The Mayans better be right dammit! ;-)
Still thinking on power generation at home but it’s slow going just because of money and time. I really need to collect on all those European lotteries I get in the e-mail every month. (I’m obviously joking there. Please don’t feed the spammers.)
Hoping it won’t rain tomorrow as I want to get up on the roof to re-mount my weather station at the roof peak where it’ll give me at least a little better reading. I should probably put it up on a pole instead of the way I have it now. That will give me _proper_ wind data for the garage rather than the partial data I’m getting with half the garage in the way.
Saw a Savonius VAWT design on instructables.com using buckets for the vanes and I couldn’t help but wonder why you couldn’t use the corrugated plastic drainage pipe and cut it in half. It comes in multiple sizes, it’s easy to work with, and is not too expensive. Sounds like a winner to me.
The problem with where I want to put this is obviously height, safety, and esthetics. I’m an absolute hater of The Rabid Lawn Nazi but it does make sense not to annoy your neighbors. Thus I have to make it look either cool or completely innocuous. Safety and height obviously matter so the city doesn’t get a bug up their butts about it. (Though they said that any non-living-space structure has no height restrictions I’m betting that they’d have a fit if I put up a standard wind turbine in my back yard.
Pondering the VAWT it will be easy to construct really. (At least for mounting in the unused “stove pipe” style roof vent on my garage.) The thrust bearing is about the only specialized thing and they are available over E-Bay or through other places.
Cut a 36“ piece of 2” PVC pipe.
Cut a 24“ piece of 12” corrugated plastic drainage pipe.
Cut the piece of drainage pipe in half.
Mount the two halves of the drainage pipe to the PVC so that they make an “S” shape looking down from the top.
Take two 2“ PVC pipe caps and drill a 3/4” hole in the center of each of them.
Use PVC cement to glue them to either end of the main PVC pipe.
Cut a 40“ piece of 3/4” threaded steel rod.
Place a washer then two nuts on one end of the steel rod. Put some thread locker on them so they stay put.

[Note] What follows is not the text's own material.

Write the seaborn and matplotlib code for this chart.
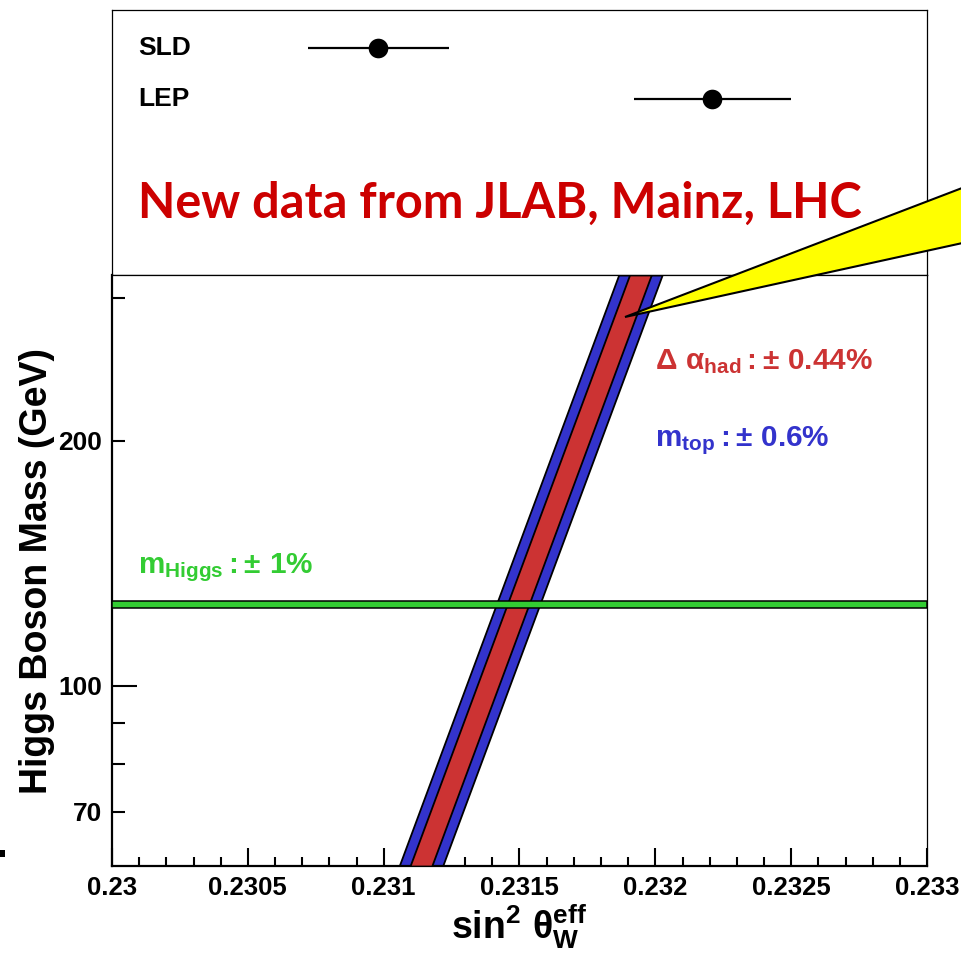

Put the steel rod through the main PVC pipe and put a large washer then two nuts on the other end and tighten them down but not too hard. Put some thread locker on them as well.
Cut a 2 1/2“ diameter piece of PVC pipe about 4” long.
Take a 2 1/2“ PVC cap and drill a 3/4” hole in it then glue it to one end of the 2 1/2“ PVC pipe.
Now glue or fasten a 2 1/2” drain flange to the other end.
This should make a cup-like setup that will sit inside the “stove pipe” vent. If not then cut a piece of galvanized steel large enough to cover the vent pipe and cut a hole in it just large enough to fit the 2 1/2“ PVC pipe but not big enough for the flange to pass through.
Drill two 1/4” holes in the end of the 2 1/2“ PVC cap to the left and right of the main 3/4” hole but not too close.
Place two 12“ pieces of 1/4” threaded rod through those holes. If extra long carriage bolts are available in that size use those.
Now put a rubber ring seal into the 3/4” hole at the bottom of the 2 1/2“ PVC pipe.
Now pack the thrust bearing full of grease and put it in the bottom of the 2 1/2” PVC pipe.
Place the main pipe with the 3/4“ rod into the 2 1/2” pipe assembly.
Place the whole assembly into the vent.
On the inside of the roof mount a steel plate with a 1“ hole drilled through the center and two 1/4” holes to the right and left of the center hole.
Bolt the two long 1/4“ rods/bolts to the steel plate after passing the 3/4” rod through it. Tighten them down so that there is no movement of the thrust bearing assembly but make sure that the center 3/4“ rod rotates freely.
Now attach a v-belt pulley to the 3/4” rod and run a belt to a generator. The size of pulleys you will have to experiment with to get right.
Finally go back up on the roof and pack the space between the main pipe and the thrust bearing “cup” assembly with lots of lightweight but waterproof grease.
One last note - all the measurements are rough measurements as I sit in a restaurant eating lunch. Measure things carefully and make your own decisions on what works. Trial and error shouldn’t be too bad on this one.